Requirement
Pick out the lines below with "chart" and list them.

Data records:
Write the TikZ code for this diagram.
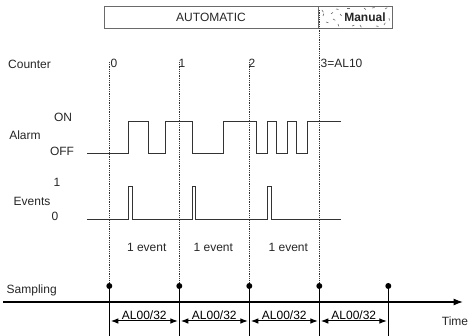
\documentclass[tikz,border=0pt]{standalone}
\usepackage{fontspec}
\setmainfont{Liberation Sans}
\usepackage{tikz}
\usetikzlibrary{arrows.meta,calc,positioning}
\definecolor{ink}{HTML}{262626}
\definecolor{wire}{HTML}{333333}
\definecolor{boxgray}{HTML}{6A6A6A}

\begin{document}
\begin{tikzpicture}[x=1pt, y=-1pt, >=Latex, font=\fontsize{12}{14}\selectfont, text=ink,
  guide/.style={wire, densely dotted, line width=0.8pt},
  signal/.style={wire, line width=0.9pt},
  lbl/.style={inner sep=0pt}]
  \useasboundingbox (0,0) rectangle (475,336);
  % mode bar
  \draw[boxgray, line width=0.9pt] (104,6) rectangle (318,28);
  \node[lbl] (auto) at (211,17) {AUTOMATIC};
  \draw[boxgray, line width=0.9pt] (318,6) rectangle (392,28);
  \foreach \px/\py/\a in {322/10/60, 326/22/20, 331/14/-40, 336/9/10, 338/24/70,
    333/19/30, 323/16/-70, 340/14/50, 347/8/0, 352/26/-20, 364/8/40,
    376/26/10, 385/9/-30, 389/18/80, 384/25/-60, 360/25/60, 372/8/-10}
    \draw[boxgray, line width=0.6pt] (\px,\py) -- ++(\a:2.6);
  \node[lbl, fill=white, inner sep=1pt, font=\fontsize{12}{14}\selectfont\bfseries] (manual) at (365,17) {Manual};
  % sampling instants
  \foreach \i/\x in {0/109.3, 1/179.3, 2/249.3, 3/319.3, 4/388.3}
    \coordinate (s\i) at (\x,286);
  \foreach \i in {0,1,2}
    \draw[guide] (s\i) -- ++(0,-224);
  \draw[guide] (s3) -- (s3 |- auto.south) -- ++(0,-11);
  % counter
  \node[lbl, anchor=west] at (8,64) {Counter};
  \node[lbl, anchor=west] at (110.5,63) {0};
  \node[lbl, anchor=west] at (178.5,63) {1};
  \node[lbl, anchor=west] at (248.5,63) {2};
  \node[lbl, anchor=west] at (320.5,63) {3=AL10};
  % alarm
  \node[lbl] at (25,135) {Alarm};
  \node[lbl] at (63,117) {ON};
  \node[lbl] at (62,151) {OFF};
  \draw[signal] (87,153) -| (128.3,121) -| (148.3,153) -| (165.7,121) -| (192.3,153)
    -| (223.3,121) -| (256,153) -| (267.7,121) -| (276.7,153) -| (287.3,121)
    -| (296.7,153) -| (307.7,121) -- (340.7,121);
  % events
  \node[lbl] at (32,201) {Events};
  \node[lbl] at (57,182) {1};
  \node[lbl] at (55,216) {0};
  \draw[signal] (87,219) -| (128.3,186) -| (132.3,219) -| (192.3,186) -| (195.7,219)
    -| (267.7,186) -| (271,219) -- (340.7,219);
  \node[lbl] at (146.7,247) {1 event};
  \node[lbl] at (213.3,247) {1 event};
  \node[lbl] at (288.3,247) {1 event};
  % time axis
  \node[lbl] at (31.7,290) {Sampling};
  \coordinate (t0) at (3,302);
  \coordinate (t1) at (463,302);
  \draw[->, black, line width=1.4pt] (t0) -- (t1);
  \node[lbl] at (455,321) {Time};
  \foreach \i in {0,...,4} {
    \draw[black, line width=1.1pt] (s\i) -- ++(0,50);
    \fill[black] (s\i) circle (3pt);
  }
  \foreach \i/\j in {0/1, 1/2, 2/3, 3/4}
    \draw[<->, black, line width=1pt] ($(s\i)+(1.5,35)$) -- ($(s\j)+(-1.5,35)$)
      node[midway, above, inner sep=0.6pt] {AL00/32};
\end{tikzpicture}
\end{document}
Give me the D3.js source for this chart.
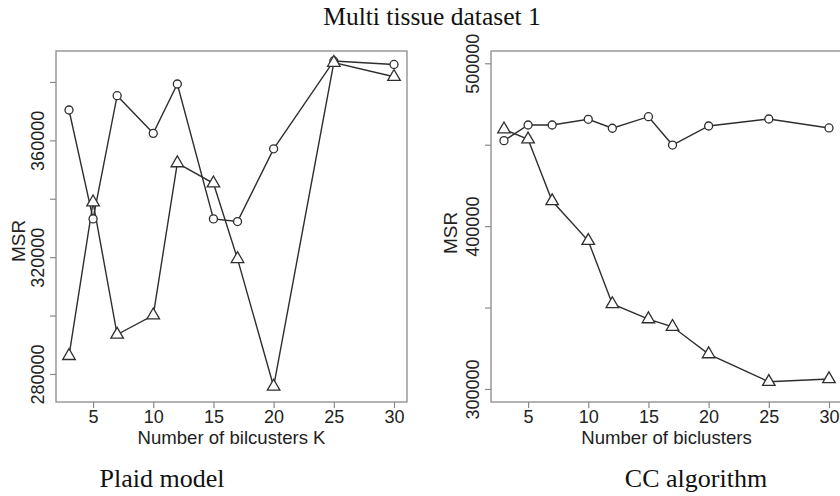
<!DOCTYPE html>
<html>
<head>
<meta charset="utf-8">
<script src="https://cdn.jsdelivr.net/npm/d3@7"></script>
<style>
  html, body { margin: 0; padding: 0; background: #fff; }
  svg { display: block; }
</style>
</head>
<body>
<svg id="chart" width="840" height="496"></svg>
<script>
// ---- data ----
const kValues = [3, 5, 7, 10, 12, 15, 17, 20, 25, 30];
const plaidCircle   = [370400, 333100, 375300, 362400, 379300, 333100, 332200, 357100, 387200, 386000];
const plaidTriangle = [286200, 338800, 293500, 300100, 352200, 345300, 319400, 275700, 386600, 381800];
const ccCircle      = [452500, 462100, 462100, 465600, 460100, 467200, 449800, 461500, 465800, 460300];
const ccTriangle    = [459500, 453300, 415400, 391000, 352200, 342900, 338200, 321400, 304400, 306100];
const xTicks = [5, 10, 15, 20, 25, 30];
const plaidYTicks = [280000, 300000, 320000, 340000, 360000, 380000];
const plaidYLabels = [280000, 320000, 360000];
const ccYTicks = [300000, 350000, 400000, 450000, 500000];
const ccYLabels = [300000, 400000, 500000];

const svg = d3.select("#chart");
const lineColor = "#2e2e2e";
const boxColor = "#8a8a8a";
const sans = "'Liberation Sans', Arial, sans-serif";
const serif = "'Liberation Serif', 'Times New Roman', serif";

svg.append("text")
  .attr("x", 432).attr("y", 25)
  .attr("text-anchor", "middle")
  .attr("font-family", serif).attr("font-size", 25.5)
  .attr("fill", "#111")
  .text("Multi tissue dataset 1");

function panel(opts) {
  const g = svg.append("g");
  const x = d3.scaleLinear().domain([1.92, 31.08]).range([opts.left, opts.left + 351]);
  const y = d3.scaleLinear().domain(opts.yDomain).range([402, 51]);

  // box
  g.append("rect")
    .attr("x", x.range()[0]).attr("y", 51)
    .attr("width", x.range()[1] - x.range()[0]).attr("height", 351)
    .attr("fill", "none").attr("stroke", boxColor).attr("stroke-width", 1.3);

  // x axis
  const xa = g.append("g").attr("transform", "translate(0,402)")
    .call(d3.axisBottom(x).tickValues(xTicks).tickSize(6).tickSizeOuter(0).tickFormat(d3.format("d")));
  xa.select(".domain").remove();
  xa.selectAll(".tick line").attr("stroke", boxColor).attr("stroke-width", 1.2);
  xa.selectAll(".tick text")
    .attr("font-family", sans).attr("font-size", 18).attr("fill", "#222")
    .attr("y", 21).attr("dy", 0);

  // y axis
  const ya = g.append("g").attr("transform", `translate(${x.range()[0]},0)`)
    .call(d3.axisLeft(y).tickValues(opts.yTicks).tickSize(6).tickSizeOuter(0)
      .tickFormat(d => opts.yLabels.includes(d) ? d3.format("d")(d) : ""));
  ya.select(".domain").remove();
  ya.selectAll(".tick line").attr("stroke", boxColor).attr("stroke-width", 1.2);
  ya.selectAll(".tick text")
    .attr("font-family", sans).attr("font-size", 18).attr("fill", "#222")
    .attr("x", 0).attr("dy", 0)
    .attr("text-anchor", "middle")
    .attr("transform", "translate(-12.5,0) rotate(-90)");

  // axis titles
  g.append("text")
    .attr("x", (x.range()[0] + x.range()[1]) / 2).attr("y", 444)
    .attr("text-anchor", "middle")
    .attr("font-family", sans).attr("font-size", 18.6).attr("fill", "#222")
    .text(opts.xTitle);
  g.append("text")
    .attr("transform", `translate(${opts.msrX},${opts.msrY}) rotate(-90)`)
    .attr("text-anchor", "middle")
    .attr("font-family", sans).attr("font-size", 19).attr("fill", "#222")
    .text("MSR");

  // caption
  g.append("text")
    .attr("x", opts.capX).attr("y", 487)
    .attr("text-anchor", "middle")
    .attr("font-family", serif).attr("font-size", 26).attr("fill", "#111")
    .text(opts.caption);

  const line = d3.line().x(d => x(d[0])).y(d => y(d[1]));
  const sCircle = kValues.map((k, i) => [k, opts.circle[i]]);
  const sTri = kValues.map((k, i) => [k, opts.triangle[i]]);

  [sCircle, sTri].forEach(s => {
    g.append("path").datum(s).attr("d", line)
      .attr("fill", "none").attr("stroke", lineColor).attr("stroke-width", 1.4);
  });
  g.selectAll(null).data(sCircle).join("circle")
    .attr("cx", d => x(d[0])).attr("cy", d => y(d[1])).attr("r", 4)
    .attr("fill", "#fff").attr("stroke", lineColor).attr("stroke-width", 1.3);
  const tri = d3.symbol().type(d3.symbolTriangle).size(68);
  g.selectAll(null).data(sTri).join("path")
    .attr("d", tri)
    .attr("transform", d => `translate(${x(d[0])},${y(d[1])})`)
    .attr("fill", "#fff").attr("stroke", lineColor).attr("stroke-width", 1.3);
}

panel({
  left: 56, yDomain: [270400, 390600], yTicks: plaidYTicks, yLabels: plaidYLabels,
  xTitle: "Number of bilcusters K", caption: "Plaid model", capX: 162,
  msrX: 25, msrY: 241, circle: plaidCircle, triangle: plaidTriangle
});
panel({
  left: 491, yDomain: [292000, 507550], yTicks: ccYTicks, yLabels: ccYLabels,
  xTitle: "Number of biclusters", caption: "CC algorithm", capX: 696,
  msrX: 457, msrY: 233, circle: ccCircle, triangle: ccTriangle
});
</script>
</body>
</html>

Reply to the exercise
Give me the D3.js source for this chart.
<svg id="chart" width="840" height="496"></svg>
const svg = d3.select("#chart");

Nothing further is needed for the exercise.